RAID 6 (Striping with Double Parity)

  • What: Similar to RAID 5 but with two sets of parity, requiring four or more disks in the array,
  • Pros: Can tolerate two disk failures at once providing a higher reliability than RAID 5.
  • Cons: Slower write times and more disk space is consumed by parity.
  • Best Use-Case: Large data storage systems, enterprise servers, or mission-critical backups.

RAID 10 (1+0, Mirroring with Striping)

  • What: Combines mirroring and striping. Data is striped across multiple pairs.
  • Pros: Provides both speed and redundancy.
  • Cons: Requires at least four drives, and 50% of the storage capacity goes to mirroring.
  • Best Use-Case: High-performance applications, database servers, and virtualization hosts.

Best Practices for RAID and Data Redundancy

  1. RAID is not a backup.

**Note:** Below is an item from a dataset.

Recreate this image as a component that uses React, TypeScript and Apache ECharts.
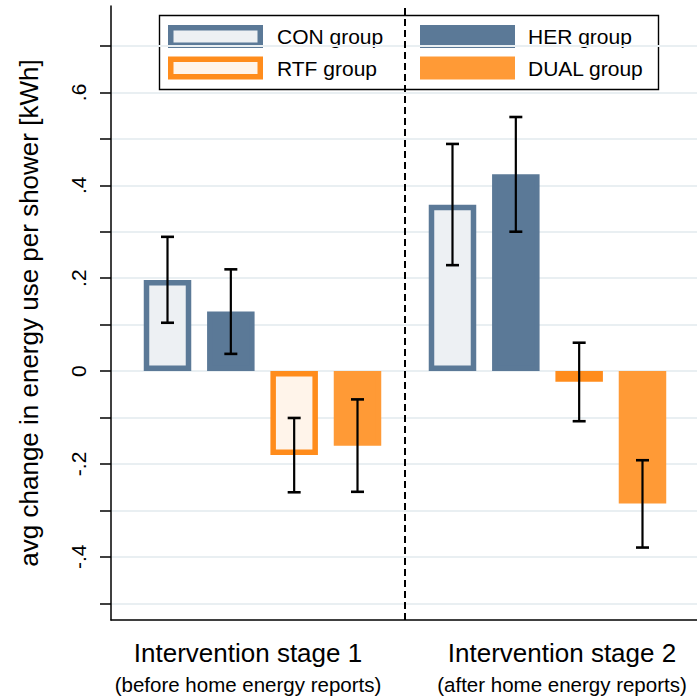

Always pair RAID with a backup strategy to protect against corruption, accidental deletion, or ransomware. Backups should be physically separated. See The Importance of Backups: Protecting Your Data Before It’s Too Late.
  2. Match RAID to workload. Use RAID 0 for speed, RAID 1 for critical systems, and RAID 6 or RAID 10 for enterprise reliability.
  3. Test rebuild times. RAID rebuilds can take hours or days; plan for the downtime risk. For mechanical drives, a 1 TB rebuild can take 3-11 hours.
  4. Monitor drive health. Proactive monitoring and hot spares can prevent RAID arrays from catastrophic failure. As a best strategy in larger arrays, always have 1-2 global hot spares readily staged for automatic rebuilding should a drive fail.
  5. Revisit strategy regularly. As data grows, review whether the RAID configuration still meets performance and redundancy needs.

Summing Up

RAID arrays form the backbone of many storage environments, but each level serves a difference purpose. Whether you need speed, reliability, or a balance of both, selecting the right RAID type and pairing it with a solid backup program ensures your data stays both accessible and protected.